━━━━━ PROVIDED DATA

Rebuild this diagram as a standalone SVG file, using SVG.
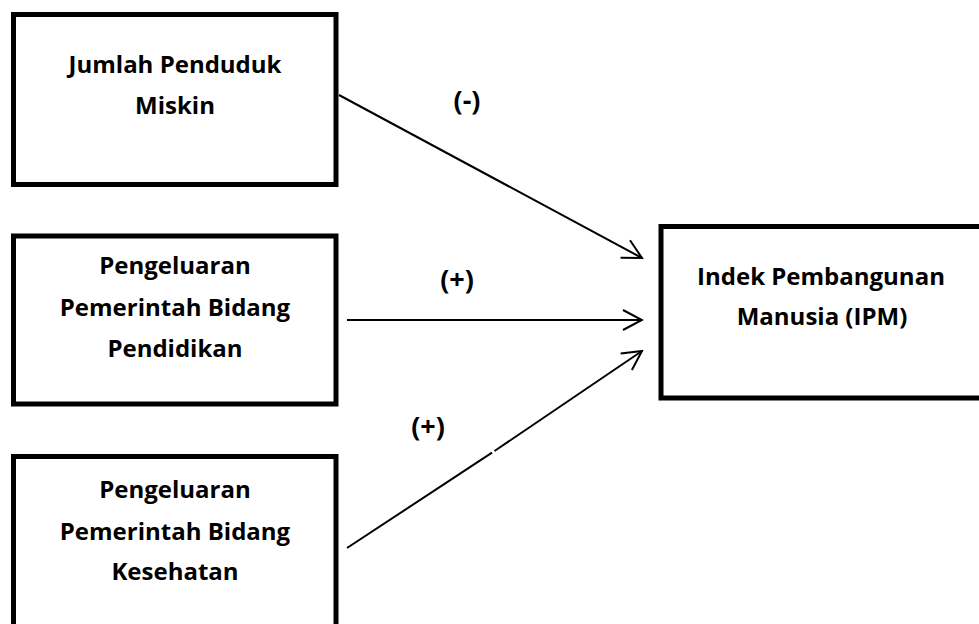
<svg xmlns="http://www.w3.org/2000/svg" width="979" height="624" viewBox="0 0 979 624">
<style>
.box{fill:#fff;stroke:#000;stroke-width:5}
.t{font-family:"Open Sans","Liberation Sans",sans-serif;font-weight:bold;font-size:24px;fill:#000;text-anchor:middle}
.l{font-size:27px}
.c{fill:none;stroke:#000;stroke-width:2}
</style>
<defs>
<marker id="arr" markerUnits="userSpaceOnUse" viewBox="-22 -12 24 24" refX="0" refY="0" markerWidth="24" markerHeight="24" orient="auto">
<path d="M-19,-10 L0,0 L-19,10" fill="none" stroke="#000" stroke-width="2"/>
</marker>
</defs>
<rect width="979" height="624" fill="#fff"/>
<g id="n1">
<rect class="box" x="13.5" y="14.5" width="322.5" height="170"/>
<text class="t" x="175" y="73">Jumlah Penduduk</text>
<text class="t" x="175" y="114">Miskin</text>
</g>
<g id="n2">
<rect class="box" x="13.5" y="236" width="322.5" height="168"/>
<text class="t" x="175" y="274">Pengeluaran</text>
<text class="t" x="175" y="316">Pemerintah Bidang</text>
<text class="t" x="175" y="357">Pendidikan</text>
</g>
<g id="n3">
<rect class="box" x="13.5" y="456.5" width="322.5" height="180"/>
<text class="t" x="175" y="498">Pengeluaran</text>
<text class="t" x="175" y="540">Pemerintah Bidang</text>
<text class="t" x="175" y="580">Kesehatan</text>
</g>
<g id="n4">
<rect class="box" x="661" y="226.5" width="340" height="171.5"/>
<text class="t" x="821" y="285">Indek Pembangunan</text>
<text class="t" x="822" y="325">Manusia (IPM)</text>
</g>
<g id="connectors">
<line class="c" x1="339" y1="95" x2="642" y2="258" marker-end="url(#arr)"/>
<line class="c" x1="347" y1="320" x2="642" y2="320" marker-end="url(#arr)"/>
<line class="c" x1="347" y1="548" x2="492" y2="452.7"/>
<line class="c" x1="494.5" y1="451" x2="642" y2="351" marker-end="url(#arr)"/>
</g>
<g id="labels">
<text class="t l" x="467" y="110">(-)</text>
<text class="t l" x="457" y="289">(+)</text>
<text class="t l" x="428" y="436">(+)</text>
</g>
</svg>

━━━━━━━━━━

### REQUIREMENT:
Leave the pictures out and output the rest of the listing exactly.

### SOLUTION TO THIS PROBLEM:
Rebuild this diagram as a standalone SVG file, using SVG.
<svg xmlns="http://www.w3.org/2000/svg" width="979" height="624" viewBox="0 0 979 624">
<style>
.box{fill:#fff;stroke:#000;stroke-width:5}
.t{font-family:"Open Sans","Liberation Sans",sans-serif;font-weight:bold;font-size:24px;fill:#000;text-anchor:middle}
.l{font-size:27px}
.c{fill:none;stroke:#000;stroke-width:2}
</style>
<defs>
<marker id="arr" markerUnits="userSpaceOnUse" viewBox="-22 -12 24 24" refX="0" refY="0" markerWidth="24" markerHeight="24" orient="auto">
<path d="M-19,-10 L0,0 L-19,10" fill="none" stroke="#000" stroke-width="2"/>
</marker>
</defs>
<rect width="979" height="624" fill="#fff"/>
<g id="n1">
<rect class="box" x="13.5" y="14.5" width="322.5" height="170"/>
<text class="t" x="175" y="73">Jumlah Penduduk</text>
<text class="t" x="175" y="114">Miskin</text>
</g>
<g id="n2">
<rect class="box" x="13.5" y="236" width="322.5" height="168"/>
<text class="t" x="175" y="274">Pengeluaran</text>
<text class="t" x="175" y="316">Pemerintah Bidang</text>
<text class="t" x="175" y="357">Pendidikan</text>
</g>
<g id="n3">
<rect class="box" x="13.5" y="456.5" width="322.5" height="180"/>
<text class="t" x="175" y="498">Pengeluaran</text>
<text class="t" x="175" y="540">Pemerintah Bidang</text>
<text class="t" x="175" y="580">Kesehatan</text>
</g>
<g id="n4">
<rect class="box" x="661" y="226.5" width="340" height="171.5"/>
<text class="t" x="821" y="285">Indek Pembangunan</text>
<text class="t" x="822" y="325">Manusia (IPM)</text>
</g>
<g id="connectors">
<line class="c" x1="339" y1="95" x2="642" y2="258" marker-end="url(#arr)"/>
<line class="c" x1="347" y1="320" x2="642" y2="320" marker-end="url(#arr)"/>
<line class="c" x1="347" y1="548" x2="492" y2="452.7"/>
<line class="c" x1="494.5" y1="451" x2="642" y2="351" marker-end="url(#arr)"/>
</g>
<g id="labels">
<text class="t l" x="467" y="110">(-)</text>
<text class="t l" x="457" y="289">(+)</text>
<text class="t l" x="428" y="436">(+)</text>
</g>
</svg>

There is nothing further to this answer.